Je peux concevoir que cela soit frustrant, car il y a une chose qu’on ne peut pas nier, c’est que l’esthétique joue dans l’expérience finale. Mais dans ces phases-là, l’entrepreneur doit rencontrer des utilisateurs cible et faire des tests, mais ce ne sont pas encore ses clients, donc il n’a pas à être gêné. Si vous tentez le coup, vous verrez que les feedbacks obtenus sont tellement utiles qu’ils vont dépasser la frustration initiale. La confrontation aux utilisateurs est le meilleur moyen de booster un projet. L’entrepreneur doit comprendre qu’il ne se bat plus seulement contre une technologie ou une innovation, mais aussi sur l’expérience, car la différence peut se faire ici.

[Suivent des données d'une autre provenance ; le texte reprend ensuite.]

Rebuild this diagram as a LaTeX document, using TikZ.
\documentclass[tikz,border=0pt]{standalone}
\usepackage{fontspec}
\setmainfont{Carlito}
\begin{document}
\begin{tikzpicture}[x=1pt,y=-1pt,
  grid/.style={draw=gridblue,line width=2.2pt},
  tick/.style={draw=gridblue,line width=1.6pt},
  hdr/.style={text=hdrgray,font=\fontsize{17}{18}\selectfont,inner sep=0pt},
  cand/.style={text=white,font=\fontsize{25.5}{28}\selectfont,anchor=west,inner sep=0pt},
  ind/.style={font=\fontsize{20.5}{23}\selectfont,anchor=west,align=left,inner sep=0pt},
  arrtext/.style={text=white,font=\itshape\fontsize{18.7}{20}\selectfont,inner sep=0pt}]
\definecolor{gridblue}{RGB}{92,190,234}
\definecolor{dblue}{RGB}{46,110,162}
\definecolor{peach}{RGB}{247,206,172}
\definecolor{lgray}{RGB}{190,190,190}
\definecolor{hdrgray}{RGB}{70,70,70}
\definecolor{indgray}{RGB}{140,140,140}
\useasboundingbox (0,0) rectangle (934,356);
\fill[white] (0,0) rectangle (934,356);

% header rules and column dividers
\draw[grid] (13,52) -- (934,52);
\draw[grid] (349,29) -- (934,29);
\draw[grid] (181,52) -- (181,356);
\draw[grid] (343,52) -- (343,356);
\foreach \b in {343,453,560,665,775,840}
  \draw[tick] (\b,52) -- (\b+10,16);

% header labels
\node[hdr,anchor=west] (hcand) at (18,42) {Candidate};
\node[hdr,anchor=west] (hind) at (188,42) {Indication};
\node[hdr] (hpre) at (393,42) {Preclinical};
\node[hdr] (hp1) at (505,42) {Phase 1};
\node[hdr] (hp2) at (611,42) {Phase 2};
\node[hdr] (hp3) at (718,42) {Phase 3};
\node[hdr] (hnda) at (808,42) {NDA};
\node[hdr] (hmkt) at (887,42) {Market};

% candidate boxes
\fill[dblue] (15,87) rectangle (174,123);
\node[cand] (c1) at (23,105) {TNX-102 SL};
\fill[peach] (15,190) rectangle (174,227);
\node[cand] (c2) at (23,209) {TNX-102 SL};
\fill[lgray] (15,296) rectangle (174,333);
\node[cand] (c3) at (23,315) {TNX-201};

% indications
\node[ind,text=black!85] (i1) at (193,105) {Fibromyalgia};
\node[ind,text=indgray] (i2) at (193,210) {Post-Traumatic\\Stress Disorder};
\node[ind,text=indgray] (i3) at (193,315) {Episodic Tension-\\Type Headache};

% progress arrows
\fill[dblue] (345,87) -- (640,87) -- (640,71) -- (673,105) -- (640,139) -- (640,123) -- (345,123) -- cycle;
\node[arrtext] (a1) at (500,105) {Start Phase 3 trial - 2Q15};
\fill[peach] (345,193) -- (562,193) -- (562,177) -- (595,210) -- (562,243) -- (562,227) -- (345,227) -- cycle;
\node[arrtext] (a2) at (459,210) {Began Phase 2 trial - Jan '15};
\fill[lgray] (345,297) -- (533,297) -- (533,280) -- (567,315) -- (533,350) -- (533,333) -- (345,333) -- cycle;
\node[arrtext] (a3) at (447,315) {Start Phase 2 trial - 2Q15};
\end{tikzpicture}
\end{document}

A-t-on quantifié l’apport de l’UX dans l’utilisation d’une appli ou d’un site ?
En effet, il y a le fameux return on investment de l’UX design. Il y a des chiffres sur des blogs qui vont de + 200% de conversion à d’autres statistiques invérifiables. La réalité c’est que c’est très difficile de quantifier cela sauf au cas par cas. En revanche le fait que les process d’UX design ont un réel apport n’est jamais remis en cause. Ils créent de la valeur, réduisent les coûts et fidélisent les utilisateurs.
Globalement, quels sont les freins au développement de l’UX ?

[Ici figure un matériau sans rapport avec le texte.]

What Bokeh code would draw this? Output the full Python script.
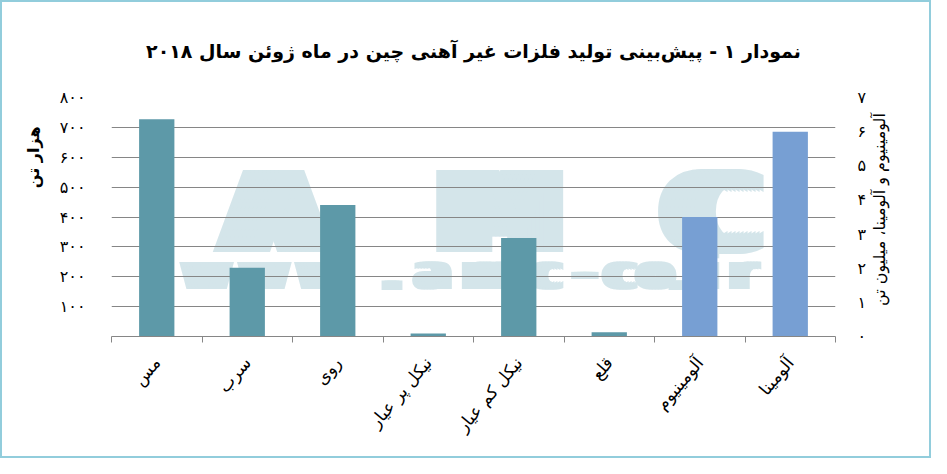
import math
from bokeh.plotting import figure
from bokeh.models import Range1d, LinearAxis, FixedTicker, ColumnDataSource, Title
from bokeh.core.properties import value
from bokeh.embed import file_html
from bokeh.resources import INLINE

# ---- data ----
categories = ["مس", "سرب", "روی", "نیکل پر عیار", "نیکل کم عیار", "قلع", "آلومینیوم", "آلومینا"]
kt_categories = categories[:6]          # thousand tonnes (left axis)
kt_values = [727, 230, 440, 10, 330, 14]
mt_categories = categories[6:]          # million tonnes (right axis)
mt_values = [3.5, 6.0]
left_ticks = [100, 200, 300, 400, 500, 600, 700, 800]
left_tick_labels = ["۱۰۰", "۲۰۰", "۳۰۰", "۴۰۰", "۵۰۰", "۶۰۰", "۷۰۰", "۸۰۰"]
right_ticks = [0, 1, 2, 3, 4, 5, 6, 7]
right_tick_labels = ["۰", "۱", "۲", "۳", "۴", "۵", "۶", "۷"]
title_text = "نمودار ۱ - پیش\u200cبینی تولید فلزات غیر آهنی چین در ماه ژوئن سال ۲۰۱۸"
left_title = "هزار تن"
right_title = "آلومینیوم و آلومینا، میلیون تن"

# watermark (decoration)
wm_big = ["A", "M", "C"]
wm_big_x = [1.79, 4.29, 6.63]
wm_small = list("www.amc-co.ir")
wm_small_x = [1.05, 1.69, 2.32, 3.10, 3.55, 4.18, 4.80, 5.23, 5.62, 6.01, 6.27, 6.60, 6.98]

FONT = "DejaVu Sans"
TEAL = "#5d99a8"
BLUE = "#779fd3"
GRID = "#868686"
WM = "#d4e5ea"

n = len(categories)
pos = {c: i + 0.5 for i, c in enumerate(categories)}

p = figure(width=931, height=458, x_range=Range1d(0, n), y_range=Range1d(0, 800),
           output_backend="svg", toolbar_location=None,
           min_border_left=109, min_border_right=98, min_border_top=94, min_border_bottom=124)
p.extra_y_ranges = {"right": Range1d(0, 7)}
p.outline_line_color = None
p.background_fill_color = "white"
p.border_fill_color = "white"
p.styles = {"border": "2px solid #92cddc"}

p.title.text = title_text
p.title.align = "center"
p.title.text_font = FONT
p.title.text_font_size = "19px"
p.title.text_font_style = "bold"
p.title.text_color = "black"
p.title.standoff = 71

# grid
p.xgrid.visible = False
p.ygrid.grid_line_color = GRID
p.ygrid.grid_line_width = 1

# watermark, drawn beneath the grid (level "image")
for off in range(-18, 19, 4):
    p.text(x=wm_big_x, y=[412] * len(wm_big), text=wm_big, x_offset=off, text_font=value(FONT),
           text_font_style="bold", text_font_size="112px", text_align="center",
           text_baseline="middle", text_color=WM, level="image")
for off in range(-6, 7, 3):
    p.text(x=wm_small_x, y=[217] * len(wm_small), text=wm_small, x_offset=off, text_font=value(FONT),
           text_font_style="bold", text_font_size="50px", text_align="center",
           text_baseline="middle", text_color=WM, level="image")

# bars
src_kt = ColumnDataSource(dict(x=[pos[c] for c in kt_categories], top=kt_values))
src_mt = ColumnDataSource(dict(x=[pos[c] for c in mt_categories], top=mt_values))
p.vbar(x="x", top="top", width=0.39, source=src_kt, fill_color=TEAL, line_color=None)
p.vbar(x="x", top="top", width=0.39, source=src_mt, fill_color=BLUE, line_color=None,
       y_range_name="right")

# left axis
ya = p.yaxis[0]
ya.ticker = FixedTicker(ticks=left_ticks)
ya.major_label_overrides = {t: l for t, l in zip(left_ticks, left_tick_labels)}
ya.axis_line_color = None
ya.major_tick_line_color = None
ya.minor_tick_line_color = None
ya.major_label_standoff = 20
ya.major_label_text_font = FONT
ya.major_label_text_font_size = "16px"
ya.major_label_text_color = "black"

# right axis
ra = LinearAxis(y_range_name="right", ticker=FixedTicker(ticks=right_ticks))
ra.major_label_overrides = {t: l for t, l in zip(right_ticks, right_tick_labels)}
ra.axis_line_color = None
ra.major_tick_line_color = None
ra.minor_tick_line_color = None
ra.major_label_standoff = 16
ra.major_label_text_font = FONT
ra.major_label_text_font_size = "16px"
ra.major_label_text_color = "black"
ra.axis_label = "\u00a0" * 6 + right_title
ra.axis_label_text_font = FONT
ra.axis_label_text_font_size = "16px"
ra.axis_label_text_font_style = "normal"
ra.axis_label_text_color = "black"
ra.axis_label_standoff = 10
ra_props = ra.properties()
if "axis_label_orientation" in ra_props:
    ra.axis_label_orientation = math.pi / 2
if "axis_label_align" in ra_props:
    ra.axis_label_align = "start"
p.add_layout(ra, "right")

# left axis title
lt = Title(text=left_title, align="right", offset=29, standoff=28, text_font=FONT,
           text_font_size="16px", text_font_style="bold", text_color="black")
p.add_layout(lt, "left")

# bottom axis
xa = p.xaxis[0]
xa.ticker = FixedTicker(ticks=[pos[c] for c in categories], minor_ticks=list(range(n + 1)))
xa.major_label_overrides = {pos[c]: c for c in categories}
xa.major_tick_in = 0
xa.major_tick_out = 0
xa.minor_tick_in = 0
xa.minor_tick_out = 6
xa.minor_tick_line_color = GRID
xa.axis_line_color = GRID
xa.major_label_orientation = 0.87
xa.major_label_standoff = 17
xa.major_label_text_font = FONT
xa.major_label_text_font_size = "17px"
xa.major_label_text_color = "black"

open("out.html", "w").write(file_html(p, INLINE))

La perception globale de l’UX est très limitée. On ne retient souvent que la partie design alors que notre coeur c’est l’utilisateur. Parce qu’avant de savoir si le bouton est bien placé ou pas sur le site internet, il faut déjà savoir si les utilisateurs vont trouver un intérêt au produit ou au service. Heureusement, on voit de plus en plus de sensibilisation à l’UX dans les incubateurs et accélérateurs, pour démontrer la largeur de champ d’action. La vérité c’est que l’UX permet à chaque étape de récolter des données précieuses. Je pense que pour démocratiser l’UX et notamment auprès des startups, il faut aussi développer des méthodes « guérilla » qui ne nécessitent pas trop de temps, de ressources et d’expertise.

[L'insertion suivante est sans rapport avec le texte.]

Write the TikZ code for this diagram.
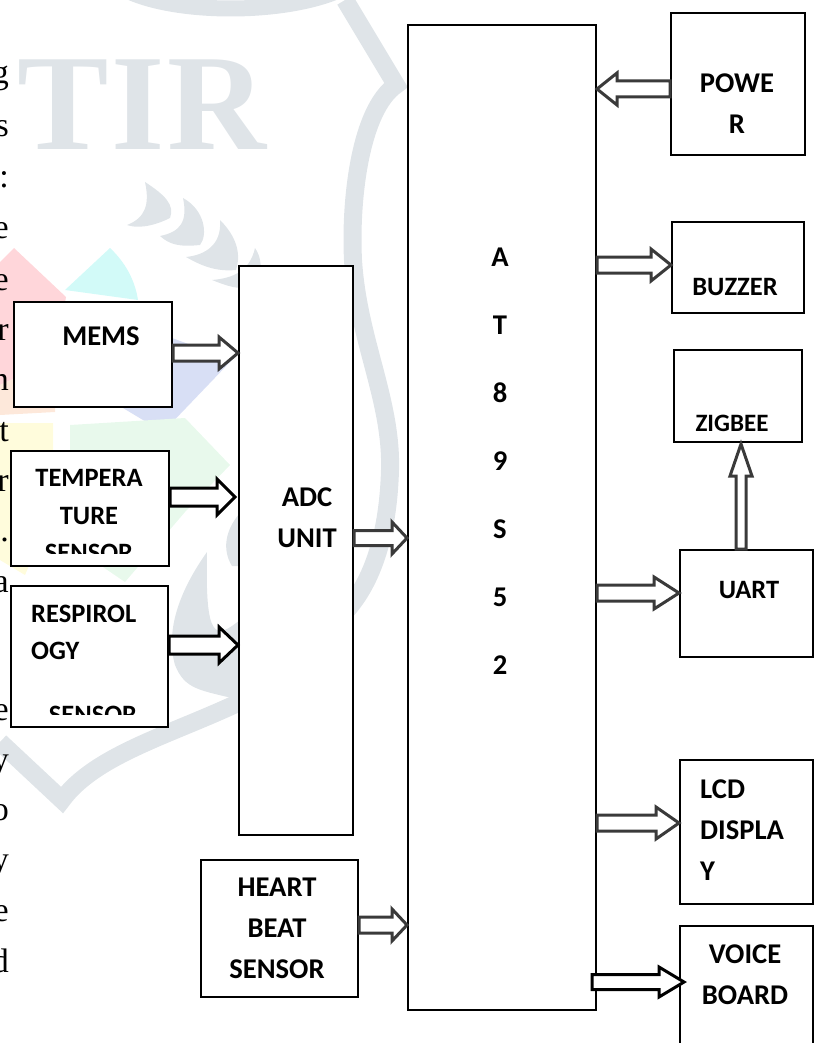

Justement quel exemple de méthode « guérilla » peux-tu donner ?
Sur internet, on trouve un peu de tout. Par exemple, très souvent on donne l’exemple d’aller faire des tests utilisateurs au Starbucks du coin en échange d’un café. C’est vrai que cela ne coûte pas grand-chose de payer un café à chaque test, mais cela n’a aucun intérêt sauf si tu conçois une application pour Starbucks. Il faut faire des « guérilla » test avec ta cible et réfléchir aux lieux où se trouvent tes utilisateurs.
Il y a des méthodes guérilla pour chaque phase du processus d’UX design, difficiles de les mentionner toutes. Dans la phase d’exploration, on peut par exemple réaliser par exemple des observations Fly-on-the-Wall. Comme « une mouche sur un mur », on observe les comportements des utilisateurs en étant attentifs à leurs frustrations. Cela paraît évident, mais en regardant bien autour de soi, on découvre un monde d’opportunités !
Avant de savoir si le bouton est bien placé ou pas sur le site internet, il faut déjà savoir si les utilisateurs vont trouver un intérêt au produit ou au service.
Quels conseils donnerais-tu à une start-up qui se lance ? Les 3 points clés à vérifier ?
Le premier, c’est d’impliquer ton coeur de cible dès le départ. Même le meilleur des concepts doit être challengé par la perspective des utilisateurs. Etre ouvert et se remettre en question c’est essentiel. Ensuite, itérer les solutions, ne pas coder avant d’avoir vérifié ce qui fonctionne ou non et ne pas hésiter à retourner plusieurs fois sur le terrain. Même quelques minutes, mais il faut itérer, et à chaque fois s’imprégner de ce que les gens font. Pas uniquement de ce qu’ils disent, mais de ce qu’ils font. Et enfin, ne demandez jamais à vos utilisateurs la solution rêvée. Ce n’est pas eux qui vont solutionner le problème, cela reste votre job !
Existe-t-il aujourd’hui des outils, des livres de référence en UX ?
La deuxième édition de mon livre « Méthode de design UX » sort très bientôt. Cette version va se concentrer sur des variantes « guérilla » permettant de se donner les moyens de faire de l’UX quand on n’en a pas les moyens. J’en ai d’ailleurs présenté un certain nombre lors de mon intervention « Quick mais pas dirty » au BlendWebMix de Lyon.
Niveau outils, il y a aussi le Design Sprint, qui est une méthodologie novatrice développée par les spécialistes UX de Google Ventures, qui permet d’accélérer et simplifier le processus de design d’un produit sur 5 jours. Elle a été créée spécialement pour les startups et permet d’appliquer rapidement les fondamentaux de l’UX design à son projet.